There is movement in Congress to require a study of the U.S. internment policy and its history. Wisconsin Senator Russ Feingold is pushing for bill called the "Wartime Treatment Study Act."
San Antonio Congressman Charlie Gonzalez has signed on as a co-sponsor of the bill for the House.
"It’s coming to grips with a very ugly chapter in American History," Gonzalez said.
He said there is the opinion that the nation should forget about the camps, that it was wartime and people were afraid.
"Fear does a strange thing to rational people and we no longer act in a rational fashion. I think we forever have to be mindful of that. And I think that we can go back and look at those circumstances will serve us well in the future, as we speak, as a matter of fact," Gonzalez said.

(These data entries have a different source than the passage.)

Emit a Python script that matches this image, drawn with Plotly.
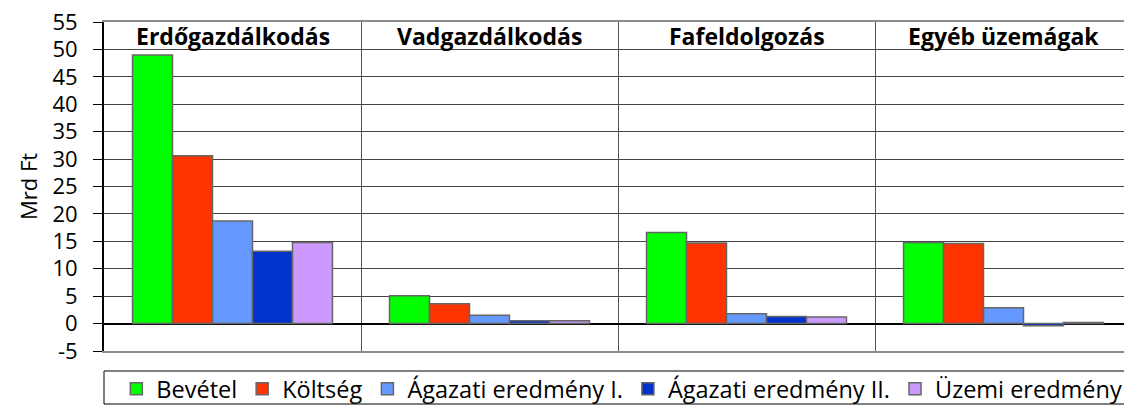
import plotly.graph_objects as go

categories = ["Erdőgazdálkodás", "Vadgazdálkodás", "Fafeldolgozás", "Egyéb üzemágak"]
series_names = ["Bevétel", "Költség", "Ágazati eredmény I.", "Ágazati eredmény II.", "Üzemi eredmény"]
bevetel = [49.0, 5.1, 16.6, 14.8]
koltseg = [30.6, 3.6, 14.7, 14.6]
agazati_1 = [18.7, 1.5, 1.8, 2.9]
agazati_2 = [13.2, 0.5, 1.3, -0.4]
uzemi = [14.8, 0.5, 1.2, 0.2]
series_values = [bevetel, koltseg, agazati_1, agazati_2, uzemi]
colors = ["#00FF00", "#FF3300", "#6699FF", "#0033CC", "#CC99FF"]
y_ticks = list(range(-5, 60, 5))
y_tick_labels = [str(v) for v in y_ticks]

FONT = "Open Sans"

# page body has an 8px default margin: figure is sized to fit inside the window
W, H = 1124, 397
PLOT_H = 329

fig = go.Figure()
for name, vals, col in zip(series_names, series_values, colors):
    fig.add_trace(go.Bar(
        x=categories, y=vals, name=name,
        marker=dict(color=col, line=dict(color="#666666", width=1.5)),
    ))

for cat in categories:
    fig.add_annotation(x=cat, y=52.5, xref="x", yref="y", text="<b>%s</b>" % cat,
                       showarrow=False, font=dict(family=FONT, size=23, color="black"))

fig.add_shape(type="rect", xref="paper", yref="paper",
              x0=0.0, x1=1.0, y0=-53 / PLOT_H, y1=-20 / PLOT_H,
              line=dict(color="black", width=1), fillcolor="rgba(0,0,0,0)")

fig.update_layout(
    width=W, height=H, autosize=False,
    margin=dict(l=96, r=0, t=14, b=54, autoexpand=False),
    plot_bgcolor="white", paper_bgcolor="white",
    barmode="group", bargap=0.222, bargroupgap=0,
    font=dict(family=FONT, size=22, color="black"),
    showlegend=True,
    legend=dict(orientation="h", x=0.012, xanchor="left", y=-16 / PLOT_H, yanchor="top",
                font=dict(family=FONT, size=23.5, color="black"),
                bgcolor="rgba(0,0,0,0)", itemwidth=30, traceorder="normal"),
    xaxis=dict(showticklabels=False, tickson="boundaries", showgrid=True,
               gridcolor="#555555", gridwidth=1, ticks="", automargin=False,
               showline=True, linecolor="#8c8c8c", linewidth=2, mirror=True),
    yaxis=dict(range=[-5, 55.02], tickvals=y_ticks, ticktext=y_tick_labels,
               ticks="outside", ticklen=9, automargin=False, ticklabeloverflow="allow",
               tickcolor="black", tickwidth=1, showline=True, linecolor="black",
               linewidth=2, showgrid=True, gridcolor="#444444", gridwidth=1,
               zeroline=True, zerolinecolor="black", zerolinewidth=1.5,
               ticklabelstandoff=11,
               tickfont=dict(family=FONT, size=22, color="black"),
               title=dict(text="Mrd Ft", font=dict(family=FONT, size=22, color="black"), standoff=9)),
)

fig.write_html("out.html")
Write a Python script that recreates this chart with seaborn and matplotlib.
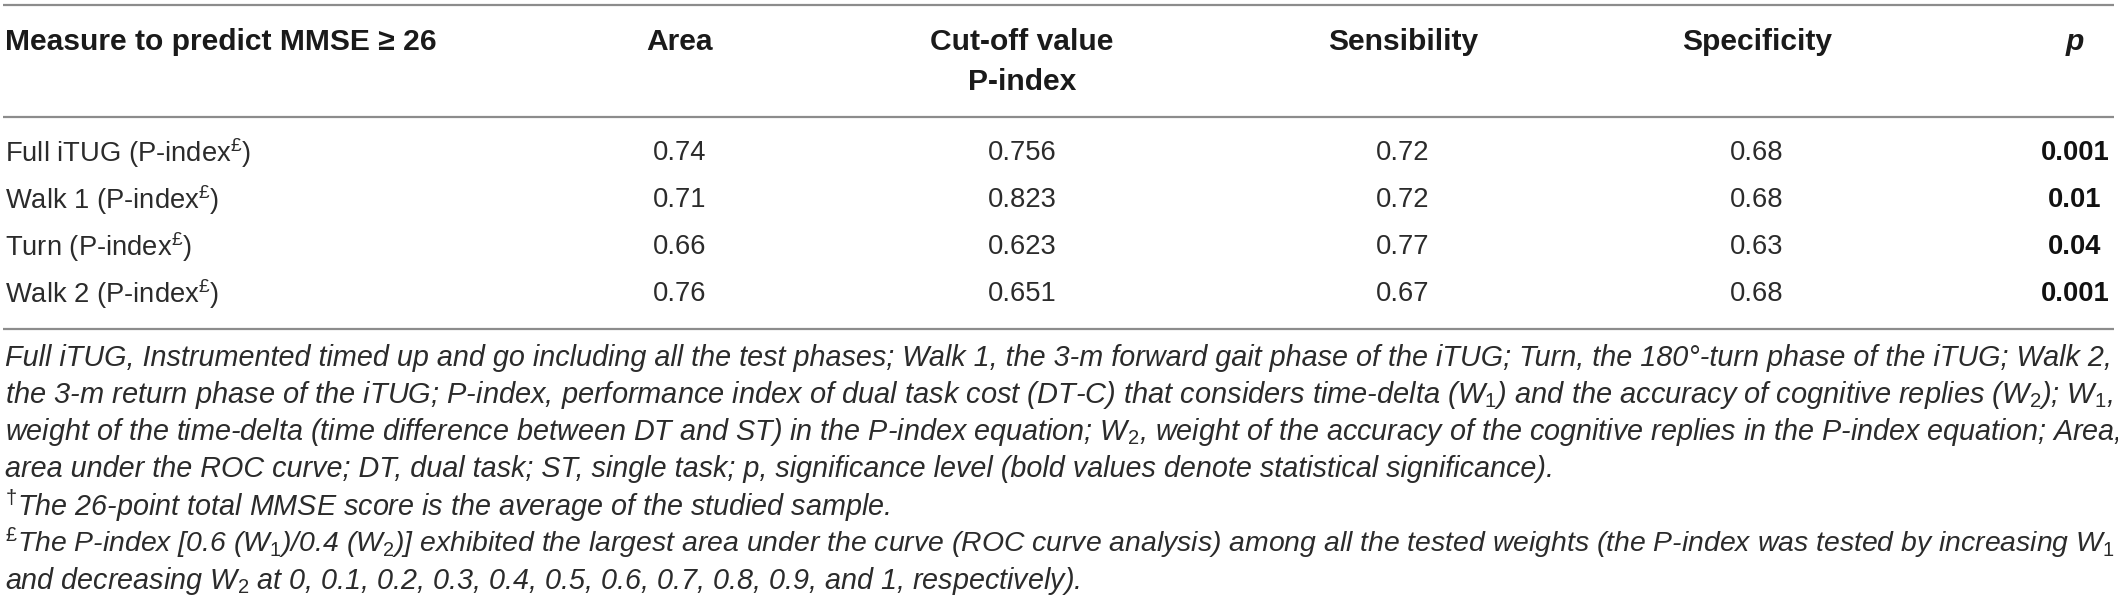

Eberhard Fuhr remembers life in the WWII camp
Eb Furer, who spent over four years as a detainee and was almost deported to Germany, wants the government to study what happened.
"Should the United States have an internment policy for national emergencies? And if they do have it, what’s the best and the right way to do it without violating to many civil and human rights?" he asks. Eb is standing in an open field in Crystal City as he tells his story.
It’s where the camps front gates used to swing shut and lock.
All that remains are several foundation slabs and a rusty, leaning flag pole.
In 1948, a year after Eb was finally released; he married a fellow former detainee that he met in Crystal City. They started a family, and he climbed the corporate ladder.
"And I retired in 1990, and I’ve been leading a life of leisure ever since," he said.
That’s why Eb Furer, former enemy alien to the United States says, he’s lived the American dream. Just only his dream had some nightmare years.